━━ SUPPLIED MATERIAL

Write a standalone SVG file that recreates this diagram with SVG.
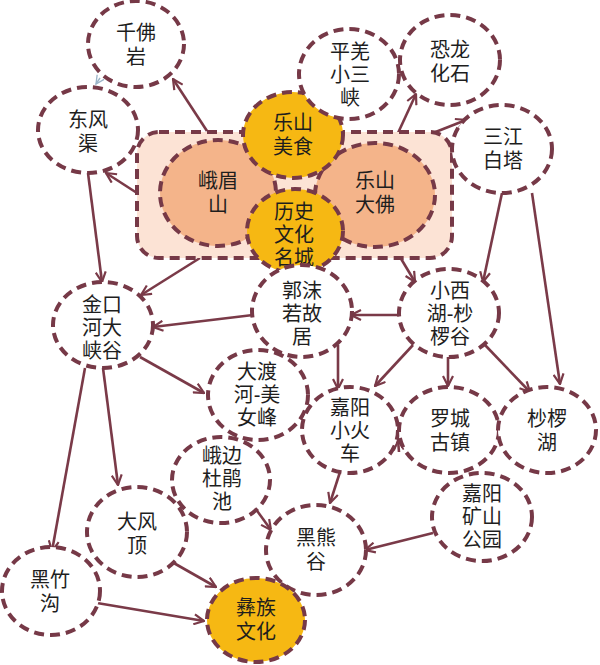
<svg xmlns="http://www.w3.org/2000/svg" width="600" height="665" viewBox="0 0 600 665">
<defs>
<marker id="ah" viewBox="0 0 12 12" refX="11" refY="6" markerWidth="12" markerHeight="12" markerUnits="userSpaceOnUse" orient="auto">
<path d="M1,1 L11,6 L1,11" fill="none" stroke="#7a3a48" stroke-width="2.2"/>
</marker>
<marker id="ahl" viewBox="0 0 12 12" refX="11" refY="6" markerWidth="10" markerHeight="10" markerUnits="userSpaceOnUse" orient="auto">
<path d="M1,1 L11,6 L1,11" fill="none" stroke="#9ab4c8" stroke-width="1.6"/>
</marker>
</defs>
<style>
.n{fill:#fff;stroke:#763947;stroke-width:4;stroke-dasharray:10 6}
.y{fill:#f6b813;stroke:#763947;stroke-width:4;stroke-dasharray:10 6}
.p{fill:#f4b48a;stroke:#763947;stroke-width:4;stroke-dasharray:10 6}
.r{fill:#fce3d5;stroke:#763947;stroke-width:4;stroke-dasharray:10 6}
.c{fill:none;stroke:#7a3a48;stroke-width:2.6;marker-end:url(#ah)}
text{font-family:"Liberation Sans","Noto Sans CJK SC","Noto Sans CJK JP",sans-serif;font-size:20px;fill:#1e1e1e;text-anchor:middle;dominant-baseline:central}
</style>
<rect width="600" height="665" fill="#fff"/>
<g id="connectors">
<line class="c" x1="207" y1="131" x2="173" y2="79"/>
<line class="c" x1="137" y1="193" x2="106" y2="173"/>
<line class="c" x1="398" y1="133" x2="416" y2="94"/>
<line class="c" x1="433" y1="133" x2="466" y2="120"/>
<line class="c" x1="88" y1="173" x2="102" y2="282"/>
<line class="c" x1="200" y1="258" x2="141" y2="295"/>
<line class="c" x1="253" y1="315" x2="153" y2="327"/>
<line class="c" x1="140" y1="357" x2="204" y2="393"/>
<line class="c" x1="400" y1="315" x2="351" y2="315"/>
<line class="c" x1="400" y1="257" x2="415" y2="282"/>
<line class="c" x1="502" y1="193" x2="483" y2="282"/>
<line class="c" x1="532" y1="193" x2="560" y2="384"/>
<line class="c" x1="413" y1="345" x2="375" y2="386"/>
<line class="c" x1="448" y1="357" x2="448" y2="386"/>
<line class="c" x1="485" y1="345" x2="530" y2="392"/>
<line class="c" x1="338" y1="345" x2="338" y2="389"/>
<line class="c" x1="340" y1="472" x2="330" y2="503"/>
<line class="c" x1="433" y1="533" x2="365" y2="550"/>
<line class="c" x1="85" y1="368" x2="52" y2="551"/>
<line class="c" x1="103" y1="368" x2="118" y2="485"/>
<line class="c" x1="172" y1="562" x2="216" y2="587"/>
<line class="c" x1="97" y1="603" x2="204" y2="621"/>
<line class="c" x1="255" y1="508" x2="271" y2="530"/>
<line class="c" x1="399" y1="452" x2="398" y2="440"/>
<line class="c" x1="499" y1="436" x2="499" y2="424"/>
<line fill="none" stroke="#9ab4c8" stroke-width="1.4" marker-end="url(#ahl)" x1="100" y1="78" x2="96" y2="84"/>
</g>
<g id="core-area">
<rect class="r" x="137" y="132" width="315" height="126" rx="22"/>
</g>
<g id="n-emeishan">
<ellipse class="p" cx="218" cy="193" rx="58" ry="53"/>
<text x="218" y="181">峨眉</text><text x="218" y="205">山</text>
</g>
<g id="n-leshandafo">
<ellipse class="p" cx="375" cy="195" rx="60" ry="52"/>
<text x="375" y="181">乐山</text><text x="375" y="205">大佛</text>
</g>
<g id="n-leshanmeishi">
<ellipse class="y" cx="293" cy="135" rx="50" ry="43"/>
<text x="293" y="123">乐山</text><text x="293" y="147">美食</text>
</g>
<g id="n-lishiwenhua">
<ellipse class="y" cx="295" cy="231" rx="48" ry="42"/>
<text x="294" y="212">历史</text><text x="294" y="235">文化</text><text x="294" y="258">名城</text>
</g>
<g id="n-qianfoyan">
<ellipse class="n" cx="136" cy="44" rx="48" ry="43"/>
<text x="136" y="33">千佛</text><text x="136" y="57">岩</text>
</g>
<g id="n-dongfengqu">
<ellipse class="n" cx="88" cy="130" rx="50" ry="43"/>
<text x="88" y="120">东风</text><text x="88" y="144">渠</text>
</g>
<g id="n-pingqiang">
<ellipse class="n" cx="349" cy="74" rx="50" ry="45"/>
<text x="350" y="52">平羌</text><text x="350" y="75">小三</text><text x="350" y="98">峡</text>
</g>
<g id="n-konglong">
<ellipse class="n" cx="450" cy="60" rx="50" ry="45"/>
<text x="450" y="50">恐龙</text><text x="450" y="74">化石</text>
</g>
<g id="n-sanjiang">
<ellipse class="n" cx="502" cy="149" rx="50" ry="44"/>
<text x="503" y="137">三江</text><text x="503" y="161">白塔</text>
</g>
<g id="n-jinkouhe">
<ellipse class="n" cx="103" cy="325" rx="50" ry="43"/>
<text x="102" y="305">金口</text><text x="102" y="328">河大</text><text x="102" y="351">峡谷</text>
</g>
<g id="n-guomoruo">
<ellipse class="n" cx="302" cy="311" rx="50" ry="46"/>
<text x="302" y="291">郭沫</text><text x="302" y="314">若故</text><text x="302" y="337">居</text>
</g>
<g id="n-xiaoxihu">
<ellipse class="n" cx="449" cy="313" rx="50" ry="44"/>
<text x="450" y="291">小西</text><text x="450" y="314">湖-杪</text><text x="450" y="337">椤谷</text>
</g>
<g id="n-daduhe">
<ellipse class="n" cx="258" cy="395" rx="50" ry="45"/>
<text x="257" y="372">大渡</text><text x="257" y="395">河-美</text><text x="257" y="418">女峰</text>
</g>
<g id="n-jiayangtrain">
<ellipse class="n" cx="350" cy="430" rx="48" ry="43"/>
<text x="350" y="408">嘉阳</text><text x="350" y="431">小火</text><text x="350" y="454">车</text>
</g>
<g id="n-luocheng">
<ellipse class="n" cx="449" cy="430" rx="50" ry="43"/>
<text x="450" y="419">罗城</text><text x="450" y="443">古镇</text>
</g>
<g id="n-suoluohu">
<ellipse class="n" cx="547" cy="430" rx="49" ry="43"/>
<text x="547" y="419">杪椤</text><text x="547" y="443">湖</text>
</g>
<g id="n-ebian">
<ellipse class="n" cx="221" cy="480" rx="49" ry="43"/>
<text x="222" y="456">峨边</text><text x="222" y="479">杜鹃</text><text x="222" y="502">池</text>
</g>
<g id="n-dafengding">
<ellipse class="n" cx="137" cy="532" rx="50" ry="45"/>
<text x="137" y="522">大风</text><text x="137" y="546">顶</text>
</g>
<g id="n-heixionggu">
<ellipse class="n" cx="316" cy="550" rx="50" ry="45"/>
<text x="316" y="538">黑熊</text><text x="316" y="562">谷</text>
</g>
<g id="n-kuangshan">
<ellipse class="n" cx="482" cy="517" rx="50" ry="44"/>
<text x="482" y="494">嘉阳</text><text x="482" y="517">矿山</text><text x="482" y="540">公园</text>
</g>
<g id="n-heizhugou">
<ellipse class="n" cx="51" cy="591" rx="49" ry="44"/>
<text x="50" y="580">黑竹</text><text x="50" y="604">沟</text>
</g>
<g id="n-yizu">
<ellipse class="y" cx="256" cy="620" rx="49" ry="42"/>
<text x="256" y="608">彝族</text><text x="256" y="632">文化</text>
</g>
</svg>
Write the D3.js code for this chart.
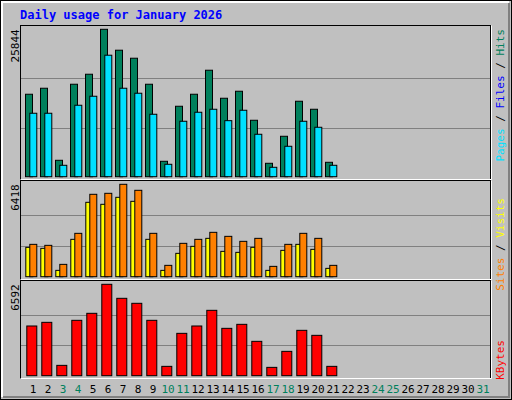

━━━━

Check every line of the material for the string "Write" and give the number of lines that have it, without anything else.

2